During the 1960’s many important events took place. However, about 1965 dark and stormy clouds began hovering over the Ukrainian Catholic Church,

Her faithful and Her Archbishop Major. It became a known fact that Rome was constantly restricting the judicial powers of the Archbishop Major. Slowly the people began to see that century-old privileges, rites and traditions were cast aside and found the Ukrainian Church slowly engulfed by the Roman Catholic Church. People began to feel their identity as Ukrainian Catholics disappearing. They became alarmed. Then, in 1968, joyous news was spread rapidly throughout the United States. His Beatitude Josyf Cardinal Slipyj was coming to visit his flock in the United States. Most important to me was the fact that His Beatitude was coming to the Washington, D. C. parish; the parish to which I belong.

I remember my family learned of the event the night before. There was to be a Divine Liturgy at our chapel at 9 a.m. The day being Friday, a working day, would many people show up? Our phone began to ring at 9 a.m. Thursday night and did not stop until the early morning hours of Friday. It was like a beautiful chain reaction. Neighbors called neighbors, and Friday the chapel was full.

We arrived at 7 a.m. to prepare for the Divine Liturgy and the breakfast which was to be given in honor of the Archbishop Major. I was oblivious to all of the people around me. I waited for only one man. Finally the car drove up bringing His Beatitude to the chapel. My heart beat a little faster as the doors opened, and out stepped the gray-haired, bearded, grandfatherly-looking Primate. I remember the saintly look on his face.
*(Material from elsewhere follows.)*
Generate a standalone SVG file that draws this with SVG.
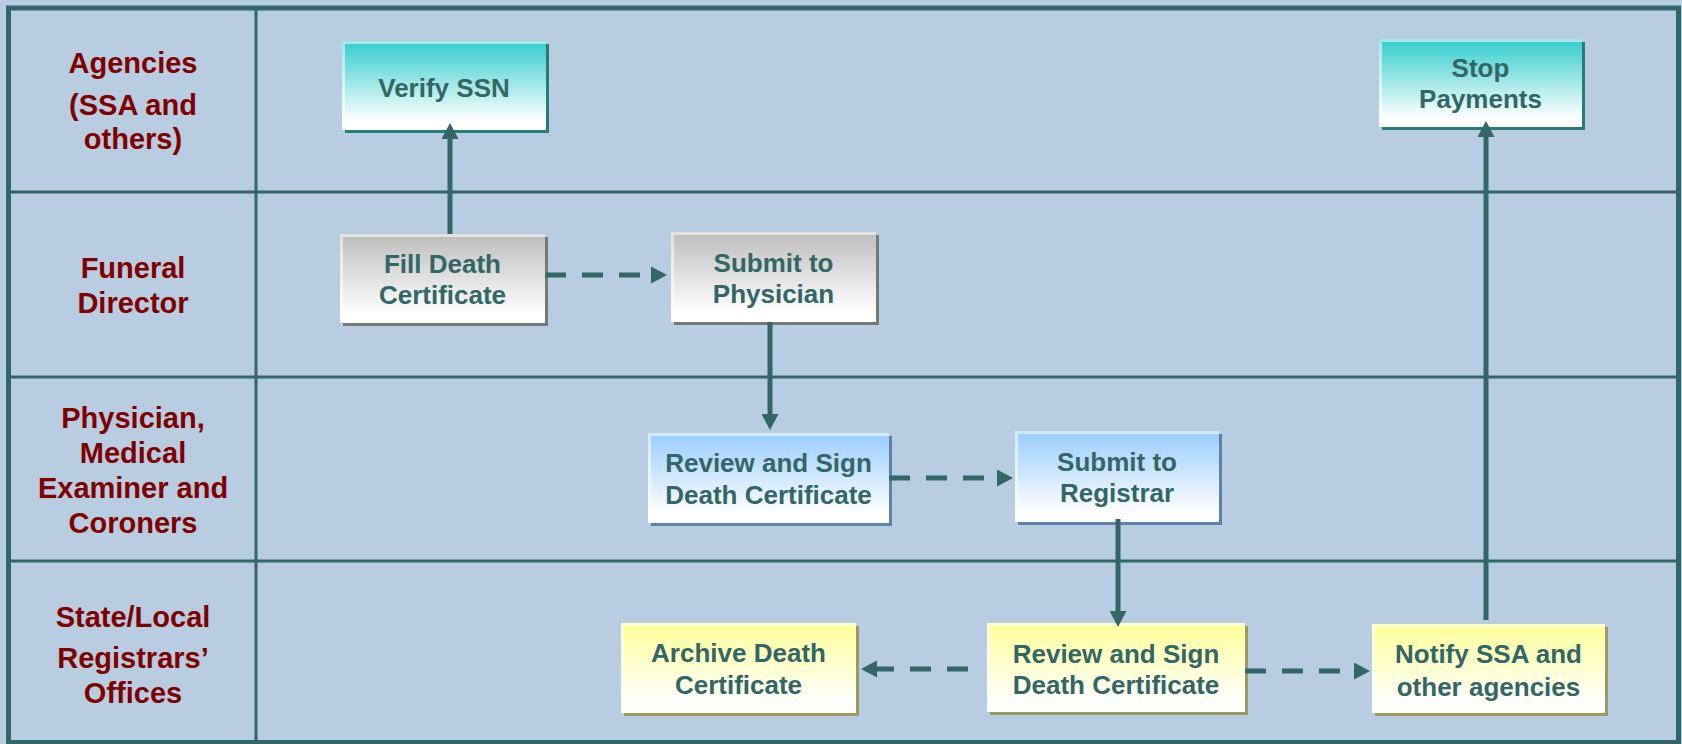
<svg xmlns="http://www.w3.org/2000/svg" width="1682" height="744" viewBox="0 0 1682 744">
<defs>
<linearGradient id="gTeal" x1="0" y1="0" x2="0" y2="1"><stop offset="0" stop-color="#33cccc"/><stop offset="0.9" stop-color="#ffffff"/></linearGradient>
<linearGradient id="gGray" x1="0" y1="0" x2="0" y2="1"><stop offset="0" stop-color="#bdbdbd"/><stop offset="0.9" stop-color="#ffffff"/></linearGradient>
<linearGradient id="gBlue" x1="0" y1="0" x2="0" y2="1"><stop offset="0" stop-color="#99ccff"/><stop offset="0.9" stop-color="#ffffff"/></linearGradient>
<linearGradient id="gYellow" x1="0" y1="0" x2="0" y2="1"><stop offset="0" stop-color="#ffff99"/><stop offset="0.9" stop-color="#ffffff"/></linearGradient>
<marker id="arr" markerUnits="userSpaceOnUse" markerWidth="17" markerHeight="17" refX="0" refY="8.5" orient="auto" viewBox="0 0 17 17">
<path d="M0,0 L16,8.5 L0,17 z" fill="#336666"/>
</marker>
<style>
.lane{stroke:#336666;stroke-width:3;fill:none}
.border{stroke:#336666;stroke-width:5;fill:none}
.lbl{font-family:"Liberation Sans",Arial,sans-serif;font-weight:bold;font-size:29px;fill:#800000;text-anchor:middle}
.txt{font-family:"Liberation Sans",Arial,sans-serif;font-weight:bold;font-size:26px;fill:#336666;text-anchor:middle}
.hl{fill:none;stroke:#ffffff;stroke-opacity:0.55;stroke-width:3}
.con{stroke:#336666;stroke-width:5;fill:none;marker-end:url(#arr)}
.dash{stroke-dasharray:21 16}
.shT{fill:#2a7b78}.shG{fill:#777777}.shB{fill:#5f82a4}.shY{fill:#9c9a5e}
</style>
</defs>
<rect x="0" y="0" width="1682" height="744" fill="#b8cce2"/>
<g id="lanes">
<line class="lane" x1="256" y1="8" x2="256" y2="742"/>
<line class="lane" x1="8" y1="192" x2="1678" y2="192"/>
<line class="lane" x1="8" y1="377" x2="1678" y2="377"/>
<line class="lane" x1="8" y1="561" x2="1678" y2="561"/>
<rect class="border" x="8.5" y="8" width="1670" height="734.5"/>
</g>
<g id="lane-labels">
<text class="lbl" x="133" y="73">Agencies</text>
<text class="lbl" x="133" y="115">(SSA and</text>
<text class="lbl" x="133" y="149">others)</text>
<text class="lbl" x="133" y="278">Funeral</text>
<text class="lbl" x="133" y="313">Director</text>
<text class="lbl" x="133" y="428">Physician,</text>
<text class="lbl" x="133" y="463">Medical</text>
<text class="lbl" x="133" y="498">Examiner and</text>
<text class="lbl" x="133" y="533">Coroners</text>
<text class="lbl" x="133" y="627">State/Local</text>
<text class="lbl" x="133" y="668">Registrars’</text>
<text class="lbl" x="133" y="703">Offices</text>
</g>
<g id="verify-ssn">
<rect class="shT" x="345" y="44" width="204" height="89"/>
<rect x="342" y="41" width="204" height="89" fill="url(#gTeal)"/>
<path class="hl" d="M343.5,130 V42.5 H546"/>
<text class="txt" x="444" y="97">Verify SSN</text>
</g>
<g id="stop-payments">
<rect class="shT" x="1382" y="42" width="203" height="88"/>
<rect x="1379" y="39" width="203" height="88" fill="url(#gTeal)"/>
<path class="hl" d="M1380.5,127 V40.5 H1582"/>
<text class="txt" x="1480.5" y="77">Stop</text>
<text class="txt" x="1480.5" y="108">Payments</text>
</g>
<g id="fill-death-certificate">
<rect class="shG" x="343" y="237" width="205" height="89"/>
<rect x="340" y="234" width="205" height="89" fill="url(#gGray)"/>
<path class="hl" d="M341.5,323 V235.5 H545"/>
<text class="txt" x="442.5" y="273">Fill Death</text>
<text class="txt" x="442.5" y="304">Certificate</text>
</g>
<g id="submit-to-physician">
<rect class="shG" x="674" y="235" width="205" height="90"/>
<rect x="671" y="232" width="205" height="90" fill="url(#gGray)"/>
<path class="hl" d="M672.5,322 V233.5 H876"/>
<text class="txt" x="773.5" y="272">Submit to</text>
<text class="txt" x="773.5" y="303">Physician</text>
</g>
<g id="physician-review-sign">
<rect class="shB" x="651" y="436" width="241" height="90"/>
<rect x="648" y="433" width="241" height="90" fill="url(#gBlue)"/>
<path class="hl" d="M649.5,523 V434.5 H889"/>
<text class="txt" x="768.5" y="472">Review and Sign</text>
<text class="txt" x="768.5" y="504">Death Certificate</text>
</g>
<g id="submit-to-registrar">
<rect class="shB" x="1018" y="434" width="204" height="91"/>
<rect x="1015" y="431" width="204" height="91" fill="url(#gBlue)"/>
<path class="hl" d="M1016.5,522 V432.5 H1219"/>
<text class="txt" x="1117" y="471">Submit to</text>
<text class="txt" x="1117" y="502">Registrar</text>
</g>
<g id="archive-death-certificate">
<rect class="shY" x="624" y="626" width="235" height="90"/>
<rect x="621" y="623" width="235" height="90" fill="url(#gYellow)"/>
<path class="hl" d="M622.5,713 V624.5 H856"/>
<text class="txt" x="738.5" y="662">Archive Death</text>
<text class="txt" x="738.5" y="694">Certificate</text>
</g>
<g id="registrar-review-sign">
<rect class="shY" x="990" y="626" width="258" height="89"/>
<rect x="987" y="623" width="258" height="89" fill="url(#gYellow)"/>
<path class="hl" d="M988.5,712 V624.5 H1245"/>
<text class="txt" x="1116" y="663">Review and Sign</text>
<text class="txt" x="1116" y="694">Death Certificate</text>
</g>
<g id="notify-ssa">
<rect class="shY" x="1375" y="627" width="233" height="89"/>
<rect x="1372" y="624" width="233" height="89" fill="url(#gYellow)"/>
<path class="hl" d="M1373.5,713 V625.5 H1605"/>
<text class="txt" x="1488.5" y="663">Notify SSA and</text>
<text class="txt" x="1488.5" y="696">other agencies</text>
</g>
<g id="connectors">
<line class="con" x1="450" y1="234" x2="450" y2="139"/>
<line class="con dash" x1="545" y1="275" x2="651" y2="275"/>
<line class="con" x1="770" y1="322" x2="770" y2="414"/>
<line class="con dash" x1="889" y1="478" x2="997" y2="478"/>
<line class="con" x1="1118" y1="519" x2="1118" y2="611"/>
<line class="con dash" x1="968" y1="669" x2="877" y2="669"/>
<line class="con dash" x1="1245" y1="671" x2="1354" y2="671"/>
<line class="con" x1="1486" y1="620" x2="1486" y2="137"/>
</g>
</svg>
His lips were always formed in a smile; and, when he spoke, his words to me were like the pearls of wisdom of all the ages. And his hand – ah, the hand – the hand which carried his staff; the hand that encircled the staff, and held it so tightly; the hand that was rough and calloused from torture; the hand which during the next few hours would bless me during the Divine Liturgy. I remember trying to get as close to him as I could just to kiss the hand. And I did. I remember, that as I grabbed his hand and kissed it, he blessed me and looked at me with his eyes. In those eyes I saw all the years of imprisonment, torture, love and faith. Yes, I saw that it was because of this great love for country and Church that he was able to survive.

And faith – faith in the grace and goodness of God. Faith that God would not forsake him. And indeed God did not. In those eyes I saw something else.

I saw a hope for the future. I saw an eagerness to help and achieve. An eagerness which would never perish. Yes, from those few seconds, looking into his eyes, I saw what will remain with me until the day I die.

In April of 1973, another joyous release came from Rome. The Archbishop Major was flying to America. He was coming to Philadelphia. He was coming to where the people were awaiting him on a rainy, dreary, Saturday …

So ended the Saturday of his arrival. On Sunday there was an Archiepiscopal Divine Liturgy held outdoors. Thousands and thousands of faithful from all over the world came. He spoke again, and I felt again that his words were spoken to me alone.

Once the Divine Liturgy ended, he stepped down and made his way through the vast crowds. I thought I would not get a chance to see him and kiss the hand again. But I was wrong. As he came by me, I grabbed the hand which held the staff and kissed it thrice. And again he looked at me with his loving, compassionate and saintly eyes. He smiled and my eyes filled with tears.

As he walked off, with his hand grasping the staff, I knew that he was Mosses. The Moses God had saved and delivered to freedom – the Moses which would deliver the Ukrainian Catholic Church from her bondage.